* Exercise directions
Set all the material down again unchanged, without the pictures.

* Information provided
· · ·

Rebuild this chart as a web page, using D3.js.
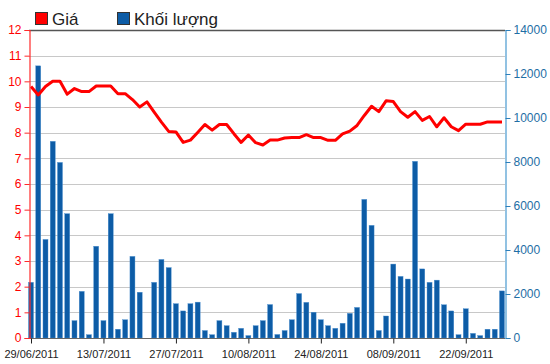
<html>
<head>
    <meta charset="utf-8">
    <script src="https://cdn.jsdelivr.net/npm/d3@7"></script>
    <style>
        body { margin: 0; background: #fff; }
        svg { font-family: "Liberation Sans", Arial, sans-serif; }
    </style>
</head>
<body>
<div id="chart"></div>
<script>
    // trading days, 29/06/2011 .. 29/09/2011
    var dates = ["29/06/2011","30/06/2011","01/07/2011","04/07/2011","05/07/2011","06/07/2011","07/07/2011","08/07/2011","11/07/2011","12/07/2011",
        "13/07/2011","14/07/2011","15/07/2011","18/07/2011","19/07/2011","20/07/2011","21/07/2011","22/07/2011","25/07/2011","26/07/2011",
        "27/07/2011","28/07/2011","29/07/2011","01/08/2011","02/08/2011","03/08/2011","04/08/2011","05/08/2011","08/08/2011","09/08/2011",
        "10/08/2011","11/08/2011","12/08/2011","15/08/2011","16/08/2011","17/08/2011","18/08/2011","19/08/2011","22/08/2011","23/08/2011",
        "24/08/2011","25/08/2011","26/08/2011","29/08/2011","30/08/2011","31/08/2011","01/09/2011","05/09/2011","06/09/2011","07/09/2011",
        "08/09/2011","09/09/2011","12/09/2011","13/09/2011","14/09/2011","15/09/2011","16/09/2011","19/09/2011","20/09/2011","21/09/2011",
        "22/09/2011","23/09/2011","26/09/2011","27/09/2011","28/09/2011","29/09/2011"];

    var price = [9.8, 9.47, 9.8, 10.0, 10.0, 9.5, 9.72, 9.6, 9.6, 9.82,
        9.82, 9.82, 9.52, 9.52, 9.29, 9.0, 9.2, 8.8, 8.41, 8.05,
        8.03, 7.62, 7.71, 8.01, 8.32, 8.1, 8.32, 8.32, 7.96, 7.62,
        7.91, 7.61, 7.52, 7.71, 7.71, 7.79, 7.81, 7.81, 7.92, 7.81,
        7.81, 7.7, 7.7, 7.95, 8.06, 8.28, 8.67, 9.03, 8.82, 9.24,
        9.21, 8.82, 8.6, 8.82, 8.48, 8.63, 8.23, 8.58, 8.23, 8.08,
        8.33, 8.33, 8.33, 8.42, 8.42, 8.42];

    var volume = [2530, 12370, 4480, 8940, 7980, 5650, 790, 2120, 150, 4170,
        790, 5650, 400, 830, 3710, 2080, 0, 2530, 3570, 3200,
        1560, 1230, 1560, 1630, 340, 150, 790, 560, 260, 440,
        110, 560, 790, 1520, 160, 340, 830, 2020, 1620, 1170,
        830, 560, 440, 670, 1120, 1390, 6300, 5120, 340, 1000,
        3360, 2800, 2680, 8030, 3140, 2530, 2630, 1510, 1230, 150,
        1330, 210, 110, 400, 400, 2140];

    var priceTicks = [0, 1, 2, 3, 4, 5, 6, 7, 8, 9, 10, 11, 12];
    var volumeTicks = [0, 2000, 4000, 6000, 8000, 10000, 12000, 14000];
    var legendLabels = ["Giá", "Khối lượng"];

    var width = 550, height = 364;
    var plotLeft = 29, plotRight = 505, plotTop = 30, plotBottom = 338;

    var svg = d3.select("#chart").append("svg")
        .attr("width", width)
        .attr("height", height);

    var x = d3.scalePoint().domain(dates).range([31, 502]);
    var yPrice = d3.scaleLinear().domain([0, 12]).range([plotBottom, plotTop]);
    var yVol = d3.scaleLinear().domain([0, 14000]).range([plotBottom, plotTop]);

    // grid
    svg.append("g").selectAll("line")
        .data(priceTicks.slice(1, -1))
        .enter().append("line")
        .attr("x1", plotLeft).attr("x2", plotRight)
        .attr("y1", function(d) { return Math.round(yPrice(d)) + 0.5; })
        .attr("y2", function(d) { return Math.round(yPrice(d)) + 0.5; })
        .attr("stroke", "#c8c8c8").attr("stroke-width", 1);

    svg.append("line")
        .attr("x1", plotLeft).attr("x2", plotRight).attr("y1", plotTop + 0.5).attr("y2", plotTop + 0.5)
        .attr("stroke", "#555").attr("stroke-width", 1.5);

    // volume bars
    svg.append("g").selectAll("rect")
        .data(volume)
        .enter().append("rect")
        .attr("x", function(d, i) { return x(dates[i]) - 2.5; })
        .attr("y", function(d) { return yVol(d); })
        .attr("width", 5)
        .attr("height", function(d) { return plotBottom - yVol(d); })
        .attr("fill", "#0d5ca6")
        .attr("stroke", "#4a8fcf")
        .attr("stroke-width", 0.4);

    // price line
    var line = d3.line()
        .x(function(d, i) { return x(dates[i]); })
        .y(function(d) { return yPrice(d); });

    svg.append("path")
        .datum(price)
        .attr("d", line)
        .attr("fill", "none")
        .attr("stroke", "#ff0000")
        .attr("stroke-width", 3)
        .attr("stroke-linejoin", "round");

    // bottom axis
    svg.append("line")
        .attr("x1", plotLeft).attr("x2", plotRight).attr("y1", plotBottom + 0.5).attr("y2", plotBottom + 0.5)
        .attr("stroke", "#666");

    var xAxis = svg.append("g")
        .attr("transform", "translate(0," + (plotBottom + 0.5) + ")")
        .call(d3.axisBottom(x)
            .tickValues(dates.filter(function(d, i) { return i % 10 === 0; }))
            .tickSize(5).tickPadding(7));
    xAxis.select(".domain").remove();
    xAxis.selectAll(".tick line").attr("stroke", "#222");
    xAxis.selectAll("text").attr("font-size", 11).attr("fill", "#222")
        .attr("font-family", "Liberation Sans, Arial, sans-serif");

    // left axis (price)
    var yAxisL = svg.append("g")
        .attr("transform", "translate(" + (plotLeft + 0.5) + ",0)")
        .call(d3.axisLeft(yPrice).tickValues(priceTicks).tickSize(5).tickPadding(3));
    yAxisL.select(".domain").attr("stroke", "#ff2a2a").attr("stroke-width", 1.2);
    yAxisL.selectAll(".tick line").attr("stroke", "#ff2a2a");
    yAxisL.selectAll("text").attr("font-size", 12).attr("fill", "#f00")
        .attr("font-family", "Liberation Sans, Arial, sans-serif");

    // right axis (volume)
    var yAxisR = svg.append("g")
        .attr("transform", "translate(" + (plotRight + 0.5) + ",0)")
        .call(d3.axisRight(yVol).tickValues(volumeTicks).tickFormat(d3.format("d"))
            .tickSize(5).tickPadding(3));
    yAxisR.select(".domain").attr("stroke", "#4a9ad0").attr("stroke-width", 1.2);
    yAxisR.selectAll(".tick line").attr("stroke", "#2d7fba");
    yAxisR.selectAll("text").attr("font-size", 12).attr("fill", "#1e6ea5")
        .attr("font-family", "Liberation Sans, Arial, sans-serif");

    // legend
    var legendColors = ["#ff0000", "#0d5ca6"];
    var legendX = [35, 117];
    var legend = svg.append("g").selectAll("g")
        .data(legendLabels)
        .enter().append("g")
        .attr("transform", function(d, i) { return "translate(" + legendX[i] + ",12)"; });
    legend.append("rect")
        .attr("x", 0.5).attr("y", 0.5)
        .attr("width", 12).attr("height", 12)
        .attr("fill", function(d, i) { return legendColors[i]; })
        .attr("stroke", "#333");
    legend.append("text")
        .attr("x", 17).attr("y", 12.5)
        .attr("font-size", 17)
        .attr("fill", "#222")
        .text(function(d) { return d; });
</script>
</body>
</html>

· · ·

* Response
Rebuild this chart as a web page, using D3.js.
<html>
<head>
    <meta charset="utf-8">
    <script src="https://cdn.jsdelivr.net/npm/d3@7"></script>
    <style>
        body { margin: 0; background: #fff; }
        svg { font-family: "Liberation Sans", Arial, sans-serif; }
    </style>
</head>
<body>
<div id="chart"></div>
<script>
    // trading days, 29/06/2011 .. 29/09/2011
    var dates = ["29/06/2011","30/06/2011","01/07/2011","04/07/2011","05/07/2011","06/07/2011","07/07/2011","08/07/2011","11/07/2011","12/07/2011",
        "13/07/2011","14/07/2011","15/07/2011","18/07/2011","19/07/2011","20/07/2011","21/07/2011","22/07/2011","25/07/2011","26/07/2011",
        "27/07/2011","28/07/2011","29/07/2011","01/08/2011","02/08/2011","03/08/2011","04/08/2011","05/08/2011","08/08/2011","09/08/2011",
        "10/08/2011","11/08/2011","12/08/2011","15/08/2011","16/08/2011","17/08/2011","18/08/2011","19/08/2011","22/08/2011","23/08/2011",
        "24/08/2011","25/08/2011","26/08/2011","29/08/2011","30/08/2011","31/08/2011","01/09/2011","05/09/2011","06/09/2011","07/09/2011",
        "08/09/2011","09/09/2011","12/09/2011","13/09/2011","14/09/2011","15/09/2011","16/09/2011","19/09/2011","20/09/2011","21/09/2011",
        "22/09/2011","23/09/2011","26/09/2011","27/09/2011","28/09/2011","29/09/2011"];

    var price = [9.8, 9.47, 9.8, 10.0, 10.0, 9.5, 9.72, 9.6, 9.6, 9.82,
        9.82, 9.82, 9.52, 9.52, 9.29, 9.0, 9.2, 8.8, 8.41, 8.05,
        8.03, 7.62, 7.71, 8.01, 8.32, 8.1, 8.32, 8.32, 7.96, 7.62,
        7.91, 7.61, 7.52, 7.71, 7.71, 7.79, 7.81, 7.81, 7.92, 7.81,
        7.81, 7.7, 7.7, 7.95, 8.06, 8.28, 8.67, 9.03, 8.82, 9.24,
        9.21, 8.82, 8.6, 8.82, 8.48, 8.63, 8.23, 8.58, 8.23, 8.08,
        8.33, 8.33, 8.33, 8.42, 8.42, 8.42];

    var volume = [2530, 12370, 4480, 8940, 7980, 5650, 790, 2120, 150, 4170,
        790, 5650, 400, 830, 3710, 2080, 0, 2530, 3570, 3200,
        1560, 1230, 1560, 1630, 340, 150, 790, 560, 260, 440,
        110, 560, 790, 1520, 160, 340, 830, 2020, 1620, 1170,
        830, 560, 440, 670, 1120, 1390, 6300, 5120, 340, 1000,
        3360, 2800, 2680, 8030, 3140, 2530, 2630, 1510, 1230, 150,
        1330, 210, 110, 400, 400, 2140];

    var priceTicks = [0, 1, 2, 3, 4, 5, 6, 7, 8, 9, 10, 11, 12];
    var volumeTicks = [0, 2000, 4000, 6000, 8000, 10000, 12000, 14000];
    var legendLabels = ["Giá", "Khối lượng"];

    var width = 550, height = 364;
    var plotLeft = 29, plotRight = 505, plotTop = 30, plotBottom = 338;

    var svg = d3.select("#chart").append("svg")
        .attr("width", width)
        .attr("height", height);

    var x = d3.scalePoint().domain(dates).range([31, 502]);
    var yPrice = d3.scaleLinear().domain([0, 12]).range([plotBottom, plotTop]);
    var yVol = d3.scaleLinear().domain([0, 14000]).range([plotBottom, plotTop]);

    // grid
    svg.append("g").selectAll("line")
        .data(priceTicks.slice(1, -1))
        .enter().append("line")
        .attr("x1", plotLeft).attr("x2", plotRight)
        .attr("y1", function(d) { return Math.round(yPrice(d)) + 0.5; })
        .attr("y2", function(d) { return Math.round(yPrice(d)) + 0.5; })
        .attr("stroke", "#c8c8c8").attr("stroke-width", 1);

    svg.append("line")
        .attr("x1", plotLeft).attr("x2", plotRight).attr("y1", plotTop + 0.5).attr("y2", plotTop + 0.5)
        .attr("stroke", "#555").attr("stroke-width", 1.5);

    // volume bars
    svg.append("g").selectAll("rect")
        .data(volume)
        .enter().append("rect")
        .attr("x", function(d, i) { return x(dates[i]) - 2.5; })
        .attr("y", function(d) { return yVol(d); })
        .attr("width", 5)
        .attr("height", function(d) { return plotBottom - yVol(d); })
        .attr("fill", "#0d5ca6")
        .attr("stroke", "#4a8fcf")
        .attr("stroke-width", 0.4);

    // price line
    var line = d3.line()
        .x(function(d, i) { return x(dates[i]); })
        .y(function(d) { return yPrice(d); });

    svg.append("path")
        .datum(price)
        .attr("d", line)
        .attr("fill", "none")
        .attr("stroke", "#ff0000")
        .attr("stroke-width", 3)
        .attr("stroke-linejoin", "round");

    // bottom axis
    svg.append("line")
        .attr("x1", plotLeft).attr("x2", plotRight).attr("y1", plotBottom + 0.5).attr("y2", plotBottom + 0.5)
        .attr("stroke", "#666");

    var xAxis = svg.append("g")
        .attr("transform", "translate(0," + (plotBottom + 0.5) + ")")
        .call(d3.axisBottom(x)
            .tickValues(dates.filter(function(d, i) { return i % 10 === 0; }))
            .tickSize(5).tickPadding(7));
    xAxis.select(".domain").remove();
    xAxis.selectAll(".tick line").attr("stroke", "#222");
    xAxis.selectAll("text").attr("font-size", 11).attr("fill", "#222")
        .attr("font-family", "Liberation Sans, Arial, sans-serif");

    // left axis (price)
    var yAxisL = svg.append("g")
        .attr("transform", "translate(" + (plotLeft + 0.5) + ",0)")
        .call(d3.axisLeft(yPrice).tickValues(priceTicks).tickSize(5).tickPadding(3));
    yAxisL.select(".domain").attr("stroke", "#ff2a2a").attr("stroke-width", 1.2);
    yAxisL.selectAll(".tick line").attr("stroke", "#ff2a2a");
    yAxisL.selectAll("text").attr("font-size", 12).attr("fill", "#f00")
        .attr("font-family", "Liberation Sans, Arial, sans-serif");

    // right axis (volume)
    var yAxisR = svg.append("g")
        .attr("transform", "translate(" + (plotRight + 0.5) + ",0)")
        .call(d3.axisRight(yVol).tickValues(volumeTicks).tickFormat(d3.format("d"))
            .tickSize(5).tickPadding(3));
    yAxisR.select(".domain").attr("stroke", "#4a9ad0").attr("stroke-width", 1.2);
    yAxisR.selectAll(".tick line").attr("stroke", "#2d7fba");
    yAxisR.selectAll("text").attr("font-size", 12).attr("fill", "#1e6ea5")
        .attr("font-family", "Liberation Sans, Arial, sans-serif");

    // legend
    var legendColors = ["#ff0000", "#0d5ca6"];
    var legendX = [35, 117];
    var legend = svg.append("g").selectAll("g")
        .data(legendLabels)
        .enter().append("g")
        .attr("transform", function(d, i) { return "translate(" + legendX[i] + ",12)"; });
    legend.append("rect")
        .attr("x", 0.5).attr("y", 0.5)
        .attr("width", 12).attr("height", 12)
        .attr("fill", function(d, i) { return legendColors[i]; })
        .attr("stroke", "#333");
    legend.append("text")
        .attr("x", 17).attr("y", 12.5)
        .attr("font-size", 17)
        .attr("fill", "#222")
        .text(function(d) { return d; });
</script>
</body>
</html>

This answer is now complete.